Hamburg. Der Anruf war ein Schock: als Anke W. am anderen Ende der Leitung die Frage ihres Bankberaters hörte, warum sie das Konto so sehr überzogen habe. Der Bank seien diese ungewöhnlichen Abhebungen in Rom aufgefallen. Knapp 2000 Euro in drei Tagen, von verschiedenen Geldautomaten, in der Nähe des Vatikans, dann am Fuße des Monte Testaccio. Dabei war sie in Gelddingen umsichtig. Und, was die Sache zu ihren Gunsten aufklärte, auch noch nie in Rom gewesen. Der Hamburgerin war schnell klar: Sie war zum Opfer geworden von Betrügern, die Geldautomaten ausspähen und dann mit einer gefälschten Karte das Konto des Kunden plündern.

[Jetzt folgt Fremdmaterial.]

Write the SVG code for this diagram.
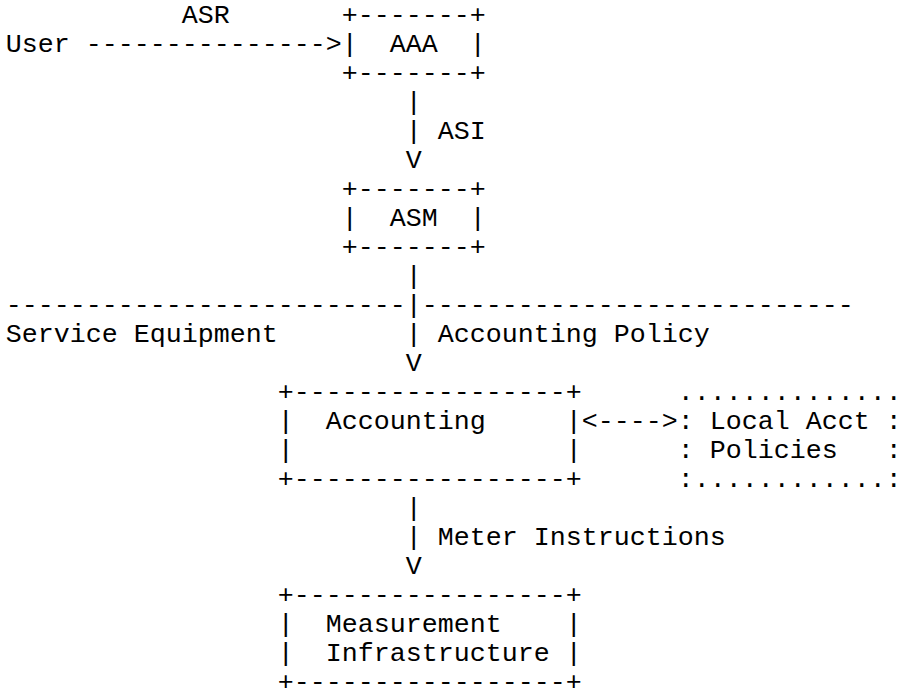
<svg xmlns="http://www.w3.org/2000/svg" width="902" height="698" viewBox="0 0 902 698">
<style>
text{font-family:"Liberation Mono","Courier New",monospace;font-size:26.67px;fill:#000;white-space:pre}
</style>
<rect width="902" height="698" fill="#fff"/>
<g id="user"><text x="5.8" y="52">User</text></g>
<g id="aaa">
<text x="341.8" y="23">+-------+</text>
<text x="341.8" y="52" xml:space="preserve">|  AAA  |</text>
<text x="341.8" y="81">+-------+</text>
</g>
<g id="asm">
<text x="341.8" y="197">+-------+</text>
<text x="341.8" y="226" xml:space="preserve">|  ASM  |</text>
<text x="341.8" y="255">+-------+</text>
</g>
<g id="accounting">
<text x="277.8" y="400">+-----------------+</text>
<text x="277.8" y="429" xml:space="preserve">|  Accounting     |</text>
<text x="277.8" y="458" xml:space="preserve">|                 |</text>
<text x="277.8" y="487">+-----------------+</text>
</g>
<g id="local-acct-policies">
<text x="677.8" y="400">..............</text>
<text x="677.8" y="429" xml:space="preserve">: Local Acct :</text>
<text x="677.8" y="458" xml:space="preserve">: Policies   :</text>
<text x="677.8" y="487">:............:</text>
</g>
<g id="measurement">
<text x="277.8" y="603">+-----------------+</text>
<text x="277.8" y="632" xml:space="preserve">|  Measurement    |</text>
<text x="277.8" y="661" xml:space="preserve">|  Infrastructure |</text>
<text x="277.8" y="690">+-----------------+</text>
</g>
<g id="boundary">
<text x="5.8" y="313">-------------------------</text>
<text x="421.8" y="313">---------------------------</text>
<text x="5.8" y="342">Service Equipment</text>
</g>
<g id="connectors">
<text x="181.8" y="23">ASR</text>
<text x="85.8" y="52">---------------&gt;</text>
<text x="405.8" y="110">|</text>
<text x="405.8" y="139" xml:space="preserve">| ASI</text>
<text x="405.8" y="168">V</text>
<text x="405.8" y="284">|</text>
<text x="405.8" y="313">|</text>
<text x="405.8" y="342" xml:space="preserve">| Accounting Policy</text>
<text x="405.8" y="371">V</text>
<text x="581.8" y="429">&lt;----&gt;</text>
<text x="405.8" y="516">|</text>
<text x="405.8" y="545" xml:space="preserve">| Meter Instructions</text>
<text x="405.8" y="574">V</text>
</g>
</svg>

Diese Form der Kriminalität nimmt drastisch zu. Im ersten Halbjahr 2010 registrierte die Polizei laut Bundeskriminalamt bereits fast genauso viele dieser sogenannten Skimming-Fälle wie im gesamten Jahr 2009. Damals hatten die Ermittler 960 manipulierte Automaten gezählt. Der Schaden: schätzungsweise 40 Millionen Euro. Geschädigte: weit mehr als 100 000 Kunden.

"In Hamburg registrieren wir eine ähnlich starke Zunahme wie im Bundesgebiet", sagte Polizeisprecher Holger Vehren dem Abendblatt. Ab dem nächsten Jahr wolle seine Behörde dazu auch Statistiken führen, noch könne er aber keine detaillierten Zahlen nennen.

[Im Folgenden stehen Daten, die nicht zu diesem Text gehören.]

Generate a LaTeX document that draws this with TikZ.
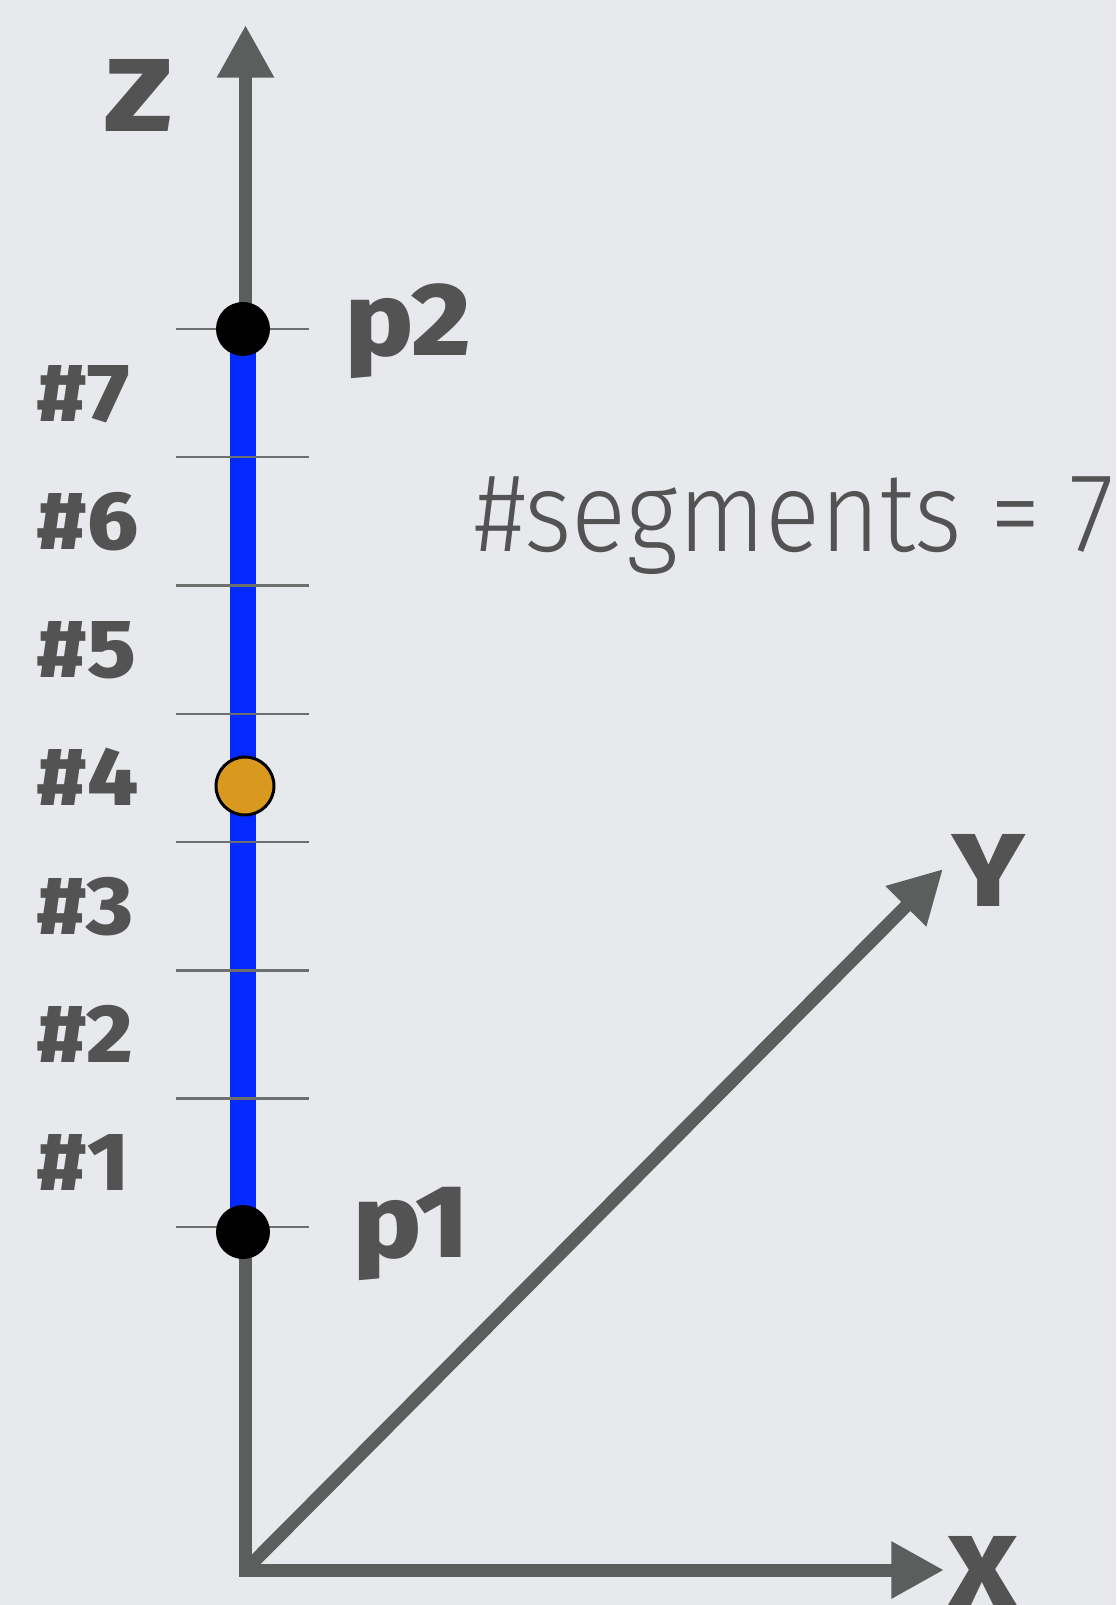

Weil sich Banken und die Polizei aber der wachsenden Gefahr für die Bankkunden bewusst sind, geben sie bereits gute Einblicke in ihre Bemühungen, den Tätern das Handwerk zu legen. Das Abendblatt beantwortet die wichtigsten Fragen:

Wie gehen die Täter vor?

Nur zehn Sekunden brauchen sie, um ihre Spähinstrumente anzubringen. Diese können neben Minikameras in verschiedener Verkleidung auch auf die eigentliche Tastatur gelegte täuschend echte Duplikate sein oder Aufsätze am Kartenschlitz. Auch mit Türöffnerattrappen lesen die Täter unbemerkt Karten aus. Die an deutschen Geldautomaten gewonnenen Daten überspielen die Kriminellen rasch ins Ausland, dort werden sie auf sogenannte Blankokarten ("White Plastics") gespeist. Komplizen können mit diesen Karten dann Geld abheben. (Deutsche Automaten erkennen in der Regel diese Fälschungen.) Erst beim Blick auf seinen Kontoauszug nimmt der Kunde dann den Betrug wahr.

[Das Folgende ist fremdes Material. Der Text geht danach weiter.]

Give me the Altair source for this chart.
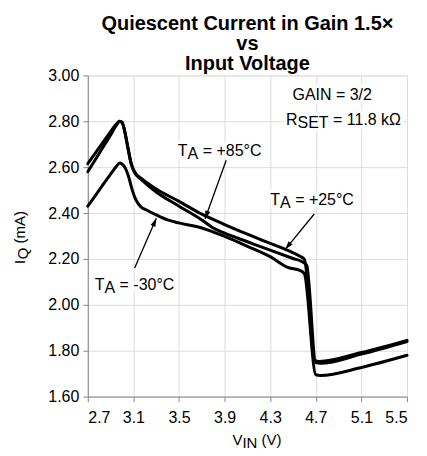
import math
import altair as alt
import pandas as pd

# ---------------- data ----------------
v_25 = [2.70, 2.80, 2.90, 2.95, 2.98, 3.00, 3.02, 3.05, 3.08, 3.11, 3.17, 3.30, 3.50,
        3.70, 3.90, 4.10, 4.30, 4.47, 4.56, 4.60, 4.69, 4.73, 5.10, 5.50]
i_25 = [2.580, 2.660, 2.740, 2.782, 2.800, 2.795, 2.765, 2.690, 2.618, 2.580, 2.551, 2.505, 2.451,
        2.395, 2.350, 2.308, 2.268, 2.234, 2.212, 2.198, 1.758, 1.753, 1.792, 1.845]

v_85 = [2.70, 2.80, 2.90, 2.95, 2.98, 3.00, 3.02, 3.05, 3.08, 3.11, 3.17, 3.30, 3.50,
        3.70, 3.80, 3.90, 4.10, 4.30, 4.50, 4.58, 4.62, 4.70, 4.74, 5.10, 5.50]
i_85 = [2.615, 2.685, 2.755, 2.788, 2.800, 2.795, 2.765, 2.688, 2.615, 2.576, 2.546, 2.492, 2.430,
        2.370, 2.335, 2.312, 2.275, 2.238, 2.202, 2.188, 2.172, 1.748, 1.745, 1.785, 1.840]

v_m30 = [2.70, 2.80, 2.90, 2.95, 2.98, 3.00, 3.03, 3.06, 3.09, 3.12, 3.16, 3.22, 3.30, 3.40, 3.50,
         3.70, 3.90, 4.10, 4.30, 4.46, 4.56, 4.60, 4.70, 4.74, 5.10, 5.50]
i_m30 = [2.430, 2.500, 2.570, 2.603, 2.618, 2.614, 2.595, 2.555, 2.500, 2.460, 2.430, 2.412, 2.392, 2.370, 2.357,
         2.335, 2.298, 2.255, 2.210, 2.162, 2.150, 2.135, 1.695, 1.692, 1.727, 1.780]

x_ticks = [2.7, 3.1, 3.5, 3.9, 4.3, 4.7, 5.1, 5.5]
y_ticks = [1.6, 1.8, 2.0, 2.2, 2.4, 2.6, 2.8, 3.0]

title_lines = ["Quiescent Current in Gain 1.5\u00d7", "vs", "Input Voltage"]

# annotations: main text, subscript, rest, anchor (V, mA)
label_main = ["T", "T", "T", "R"]
label_sub = ["A", "A", "A", "SET"]
label_rest = [" = +85\u00b0C", " = +25\u00b0C", " = -30\u00b0C", " = 11.8 k\u03a9"]
label_v = [3.490, 4.301, 2.761, 4.439]
label_i = [2.650, 2.435, 2.065, 2.785]

gain_text = "GAIN = 3/2"
gain_v = 4.496
gain_i = 2.891

arrow_tail_v = [3.914, 4.686, 3.111]
arrow_tail_i = [2.630, 2.396, 2.160]
arrow_tip_v = [3.728, 4.432, 3.301]
arrow_tip_i = [2.374, 2.242, 2.377]

# axis titles
x_title = ("V", "IN", " (V)")
y_title = ("I", "Q", " (mA)")

# ---------------- layout / style ----------------
W, H = 320, 322
XMIN, XMAX = 2.7, 5.5
YMIN, YMAX = 1.6, 3.0
FONT = "Liberation Sans"
ANN = 16
AX = 15
TICK = 16

# Arial advance widths (em) for composing sub/sup pieces
ADV = {"T": .611, "A": .667, "R": .722, "S": .667, "E": .667, "V": .667, "I": .278,
       "N": .722, "Q": .778, " ": .278}


def tw(s, size):
    return sum(ADV.get(c, .556) for c in s) * size


def split_lead(s, size):
    # SVG drops leading spaces: move them into the horizontal offset instead
    stripped = s.lstrip(" ")
    return stripped, tw(s[: len(s) - len(stripped)], size)


xs = alt.Scale(domain=[XMIN, XMAX], nice=False, zero=False)
ys = alt.Scale(domain=[YMIN, YMAX], nice=False, zero=False)

frames = []
for name, vv, ii in (("+25", v_25, i_25), ("+85", v_85, i_85), ("-30", v_m30, i_m30)):
    frames.append(pd.DataFrame({"series": name, "v": vv, "i": ii}))
curves_df = pd.concat(frames, ignore_index=True)

base_axes = alt.Chart(curves_df).mark_line(
    color="black", strokeWidth=3, interpolate="monotone", strokeJoin="round", strokeCap="round"
).encode(
    x=alt.X("v:Q", scale=xs,
            axis=alt.Axis(values=x_ticks, format=".1f", title="", labelPadding=8,
                          labelFontSize=TICK, labelFont=FONT, labelColor="black")),
    y=alt.Y("i:Q", scale=ys,
            axis=alt.Axis(values=y_ticks, format=".2f", title="", labelPadding=4,
                          labelFontSize=TICK, labelFont=FONT, labelColor="black")),
    detail="series:N",
)

layers = [base_axes]


def piece(df, text, dx, dy, halo, size=ANN, angle=None, use_value=None):
    txt, lead = split_lead(text, size)
    kw = dict(text=txt, align="left", baseline="alphabetic", font=FONT,
              fontSize=size, dx=dx + lead, dy=dy)
    if angle is not None:
        kw["angle"] = angle
    if halo:
        kw.update(color="white", stroke="white", strokeWidth=7, strokeJoin="round")
    else:
        kw.update(color="black")
    ch = alt.Chart(df).mark_text(**kw)
    if use_value is None:
        return ch.encode(x=alt.X("v:Q", scale=xs), y=alt.Y("i:Q", scale=ys))
    return ch.encode(x=alt.value(use_value[0]), y=alt.value(use_value[1]))


one = pd.DataFrame({"k": [0]})

# annotation labels (halo first, then black text)
for halo in (True, False):
    for k in range(len(label_main)):
        df = pd.DataFrame({"v": [label_v[k]], "i": [label_i[k]]})
        w1 = tw(label_main[k], ANN)
        w2 = tw(label_sub[k], ANN)
        layers.append(piece(df, label_main[k], 0, 0, halo))
        layers.append(piece(df, label_sub[k], w1, 3, halo))
        layers.append(piece(df, label_rest[k], w1 + w2, 0, halo))
    gdf = pd.DataFrame({"v": [gain_v], "i": [gain_i]})
    layers.append(piece(gdf, gain_text, 0, 0, halo))

# arrows
px_v = W / (XMAX - XMIN)
px_i = H / (YMAX - YMIN)
angs = []
for tv, ti, hv, hi in zip(arrow_tail_v, arrow_tail_i, arrow_tip_v, arrow_tip_i):
    dxp = (hv - tv) * px_v
    dyp = -(hi - ti) * px_i
    angs.append(math.degrees(math.atan2(dxp, -dyp)) % 360)
arrows_df = pd.DataFrame({"tv": arrow_tail_v, "ti": arrow_tail_i,
                          "v": arrow_tip_v, "i": arrow_tip_i, "ang": angs})
layers.append(alt.Chart(arrows_df).mark_rule(color="black", strokeWidth=1.3).encode(
    x=alt.X("tv:Q", scale=xs), y=alt.Y("ti:Q", scale=ys), x2="v:Q", y2="i:Q"))
layers.append(alt.Chart(arrows_df).mark_point(
    shape="M0,0L0.75,2.4L-0.75,2.4Z", filled=True, size=49, color="black", opacity=1,
    strokeWidth=0).encode(
    x=alt.X("v:Q", scale=xs), y=alt.Y("i:Q", scale=ys), angle=alt.Angle("ang:Q", scale=None)))

# x axis title V_IN (V)
xt_x, xt_y = 145, 371
w1 = tw(x_title[0], AX)
w2 = tw(x_title[1], AX)
layers.append(piece(one, x_title[0], 0, 0, False, size=AX, use_value=(xt_x, xt_y)))
layers.append(piece(one, x_title[1], w1, 3, False, size=AX, use_value=(xt_x, xt_y)))
layers.append(piece(one, x_title[2], w1 + w2, 0, False, size=AX, use_value=(xt_x, xt_y)))

# y axis title I_Q (mA), rotated
yt_x, yt_y = -63, 189
w1 = tw(y_title[0], AX)
w2 = tw(y_title[1], AX)
layers.append(piece(one, y_title[0], 0, 0, False, size=AX, angle=270, use_value=(yt_x, yt_y)))
layers.append(piece(one, y_title[1], w1 + 0.5, 3, False, size=AX, angle=270, use_value=(yt_x, yt_y)))
layers.append(piece(one, y_title[2], w1 + w2 + 0.5, 0, False, size=AX, angle=270, use_value=(yt_x, yt_y)))

chart = alt.layer(*layers).properties(
    width=W, height=H,
    autosize=alt.AutoSizeParams(type="none"),
    padding={"left": 80, "top": 67, "right": 12, "bottom": 62},
    title=alt.TitleParams(text=title_lines, font=FONT, fontSize=20, fontWeight="bold",
                          anchor="middle", lineHeight=20, offset=-7, color="black"),
).configure_axis(
    ticks=False, domain=False, gridColor="#111111", gridWidth=1, gridOpacity=1,
).configure_view(
    stroke="black", strokeWidth=2,
).configure(background="white")

chart.save("out.html", embed_options={"renderer": "svg", "actions": False})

Auffällig ist auch, dass die Täter immer dreister werden. Sie stehlen bereits komplette Geldautomaten, um die neuen Skimming-Methoden zu üben.

Welche Geldautomaten sind besonders gefährdet?

In Hamburg verteilen sich die Geräte, die von den Kriminellen bereits für ihre Zwecke genutzt worden sind, über das ganze Stadtgebiet. "Letztlich können alle Standorte betroffen sein", sagte Vehren. Etwas weniger gefährdet seien Orte, die gut einsehbar sind. Die Haspa hat ihre 360 Geldautomaten in Hamburg nach eigenen Angaben mit einem Anti-Skimming-Schutz versehen, der hilft, Manipulationen zu verhindern.

Wie kann ich mich schützen?

Häufig sind die Manipulationen an den Automaten zu erkennen. "Alles, was wackelt, ist verdächtig", sagte Vehren. Schließlich würden die Täter Tastaturen aufstecken oder Einsteckschlitze installieren, die sie auch leicht wieder abnehmen können, um später die Daten abzulesen. Sinnvoll sei auch, die PIN-Eingabe zu verdecken. Wird die Karte eingezogen: sperren lassen und die Bank informieren. Zudem sollten Verbraucher - selbst bei Aufforderung - die PIN niemals an Türöffnern eingeben, auch nicht bei Geldinstituten. In einem solchen Fall am besten die Polizei informieren. Um bei einem Missbrauch schnell reagieren zu können, sollten Verbraucher regelmäßig die eigenen Kontobewegungen auf unbekannte Buchungen überprüfen

Wer sind die Täter?

Zu den Tatverdächtigen in Hamburg gehören vor allem organisierte Kriminelle aus dem Ostblock. Das Landeskriminalamt (LKA) von Rheinland-Pfalz hat bereits ein typisches Täterprofil erstellt: "Sehr beweglich, reisend. Und es gibt einen ständigen Austausch der agierenden Täter", sagte LKA-Sprecher Klaus D. Wahl. Und: "Die Köpfe sind fast alle Ex-Geheimdienstler etwa aus Rumänien, die sich mit Datenklau auskennen."

Wie soll ich mich bei einem Missbrauch verhalten?

Der Sperrnotruf ist unter der Telefonnummer 116116 zu erreichen. Doch um den Sorgen der Bankkunden vorzubeugen: Sie bekommen ihr Geld zurück. "Der betroffene Verbraucher haftet letztlich für unbefugte Abbuchungen mit Kartendoppel nicht. Das ist anders als bei abhandengekommenen Karten. Allerdings zahlen alle Verbraucher über die Preise den Schaden mit, der durch diese Betrügereien entsteht", sagt Frank-Christian Pauli, Bankreferent beim Bundesverband der Verbraucherzentralen in Berlin. Die Haspa betont, dass etwaige Schäden für ihre Kunden über einen Haftungsfonds des Deutschen Sparkassen- und Giroverbandes (DSGV) ausgeglichen werden.